William Wycherley (1640-1731), who studied in France and, shortly before the Restoration of the monarchy, returned to England with a love of French drama and strong anti-Puritan sentiments to match. Both these dangerous dispositions are on display in The Country Wife and The Plain Dealer, Wycherley’s other big success.

4. How is this playwright like Shakespeare?
Every good playwright shares with Shakespeare a love of language, but some, like Wycherley, also enjoy creating characters who themselves like to play with language. Perhaps more obviously, Wycherley, like Shakespeare, sees sexuality as inextricable from the human.

5. How is this playwright unlike Shakespeare? 
In Wycherley’s play’s, as in most Restoration comedy, lust and greed obscure other features of humanity. This narrowed focus is appropriate to the Restoration when playwrights, influenced by the French theatre, cared about the classical rules of drama that separated comedy and tragedy, rules Shakespeare notoriously ignored.

6. What do scholars think about this play?
They think it one of the best plotted of the Restoration comedies and the one most like Molière (from whom it steals a subplot).

7. Is there any controversy surrounding the work?
Even its title (using the same bawdy pun Hamlet makes when he asks Ophelia, “do you think I meant country matters?”) makes clear the play is a sex comedy; so, it comes as no surprise that the 18th-century reformers used it as exemplar of the evils of the stage. As to the 19th century, here is what essayist Thomas Macaulay had to say: “Wycherley’s indecency is protected against the critics as a skunk is protected against the hunters.

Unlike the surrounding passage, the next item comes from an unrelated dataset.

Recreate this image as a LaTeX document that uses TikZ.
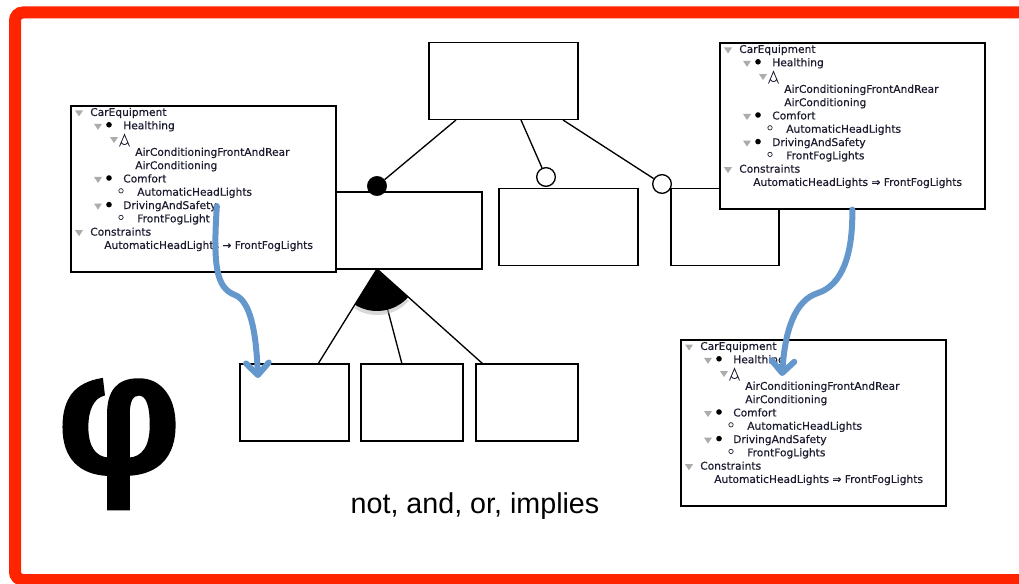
\documentclass[tikz,border=0pt]{standalone}
\usepackage{fontspec}
\setmainfont{Liberation Sans}
\newfontfamily\treefam{DejaVu Sans}[FakeBold=0.4]
\newfontfamily\phifam{Liberation Sans}[FakeBold=1.5]
\usetikzlibrary{arrows.meta}
\definecolor{framered}{RGB}{255,36,0}
\definecolor{linkblue}{RGB}{100,152,205}
\definecolor{treeink}{RGB}{28,28,48}
\tikzset{
  fbox/.style={draw, line width=1.2pt, fill=white, inner sep=0pt, minimum height=58pt},
  treebox/.style={draw, line width=1.2pt, fill=white, inner sep=0pt, anchor=north west,
    minimum width=198.75pt, minimum height=124.5pt},
  treetext/.style={anchor=west, inner sep=0pt, text=treeink,
    font={\treefam\fontsize{8}{9.6}\selectfont}, text height=6pt, text depth=1.6pt},
  fold/.style={fill=gray!65},
  mandatory/.style={circle, draw, fill=black, inner sep=0pt, minimum size=14.5pt},
  optional/.style={circle, draw, line width=1pt, fill=white, inner sep=0pt, minimum size=14pt},
  link/.style={draw=linkblue, line width=4.5pt, line cap=round,
    -{Straight Barb[length=9pt,width=17pt,round]}},
}
\newcommand\carequipment[5]{%
  \begin{scope}[shift={(#2,#3)}]
    \node[treebox] (#1) at (-9,0) {};
    \foreach \lbl/\xx/\row in {CarEquipment/11/0, Healthing/44/1,
        AirConditioningFrontAndRear/56/3, AirConditioning/56/4, Comfort/44/5,
        AutomaticHeadLights/58/6, DrivingAndSafety/44/7, #4/58/8, Constraints/11/9}
      \node[treetext] (#1-\row) at (\xx,{8+13.3*\row}) {\lbl};
    \node[treetext] (#1-10) at (25,141) {AutomaticHeadLights #5 FrontFogLights};
    \foreach \xx/\row in {0/0, 19/1, 35/2, 19/5, 19/7, 0/9}
      \fill[fold] (\xx-4,{8+13.3*\row-2.5}) -- ++(8,0) -- ++(-4,6) -- cycle;
    \foreach \row in {1,5,7}
      \fill[black] (30,{8+13.3*\row-1.5}) circle[radius=2.8];
    \foreach \row in {6,8}
      \draw[treeink, line width=.5pt] (42,{8+13.3*\row-2}) circle[radius=2.2];
    \draw[treeink, line width=.6pt] (40.5,41.5) -- (45.5,29.5) -- (50.5,41.5)
      (42,37) .. controls (44,40.5) and (47,40.5) .. (49,37);
  \end{scope}}

\begin{document}
\begin{tikzpicture}[x=.75pt, y=-.75pt]
  \useasboundingbox (0,0) rectangle (1019,584);
  \draw[framered, line width=9pt, rounded corners=6pt] (15,12.5) rectangle (1032,580);

  \node[fbox, minimum width=111.75pt] (R)  at (503.5,81)  {};
  \node[fbox, minimum width=111.75pt] (F1) at (407.5,230.5) {};
  \node[fbox, minimum width=104.25pt] (F2) at (568.5,227) {};
  \node[fbox, minimum width=81pt]     (F3) at (725,227)   {};
  \node[fbox, minimum width=81.75pt]  (S1) at (294.5,402.5) {};
  \node[fbox, minimum width=76.5pt]   (S2) at (412,402.5) {};
  \node[fbox, minimum width=76.5pt]   (S3) at (527,402.5) {};

  \coordinate (R1) at (456,120);
  \coordinate (R2) at (521,120);
  \coordinate (R3) at (563,120);
  \coordinate (G)  at (377,269);
  \coordinate (G1) at (318,364);
  \coordinate (G2) at (402,364);
  \coordinate (G3) at (483,364);

  \node[mandatory] (D1) at (377,186) {};
  \node[optional]  (D2) at (546,177) {};
  \node[optional]  (D3) at (662,184) {};

  \draw[line width=1pt] (R1) -- (D1) (R2) -- (D2) (R3) -- (D3);
  \draw[line width=1pt] (G) -- (G1) (G) -- (G2) (G) -- (G3);
  \fill[black!30, opacity=.5] ([yshift=-2.5pt]G) -- +(237.9:32pt)
    arc[start angle=237.9, end angle=318.4, radius=32pt] -- cycle;
  \fill (G) -- +(237.9:31.5pt) arc[start angle=237.9, end angle=318.4, radius=31.5pt] -- cycle;

  \carequipment{T1}{79}{105}{FrontFogLight}{→}
  \carequipment{T2}{728}{42}{FrontFogLights}{⇒}
  \carequipment{T3}{689}{339}{FrontFogLights}{⇒}

  \coordinate (L1) at (258,378);
  \coordinate (L2) at (782,376);
  \draw[link] (T1-7.east) .. controls (213,265) and (216,288) .. (235,295)
    .. controls (250,301) and (256,330) .. (L1);
  \draw[link] (T2.south) .. controls (853,255) and (842,285) .. (818,293)
    .. controls (795,300) and (785,330) .. (L2);

  \node[font={\phifam\bfseries\fontsize{130}{130}\selectfont}, anchor=base] (phi) at (119,473) {φ};
  \node[font=\fontsize{21.5}{26}\selectfont, anchor=base] (ops) at (475,513) {not, and, or, implies};
\end{tikzpicture}
\end{document}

It is safe, because it is too filthy to handle and too noisome even to approach.”

8. What characters should I especially look for?
If you are an unsentimental womanizer, Harry Horner (pun intended) is the ultimate avatar.

9. What scene should I especially look for?
The “china scene” (vaguely reminiscent of the assignation scene in A Mad World, My Masters with its offstage “dialogue” and the “prunes” in Measure for Measure) is a masterpiece of sexual innuendo.

10. What is the language like?
Not far (75 years) from the witty language of Shakespeare’s Much Ado or Middleton’s A Trick to Catch the Old One, the language of the play seems closer to our own, mostly for its less infinite variety.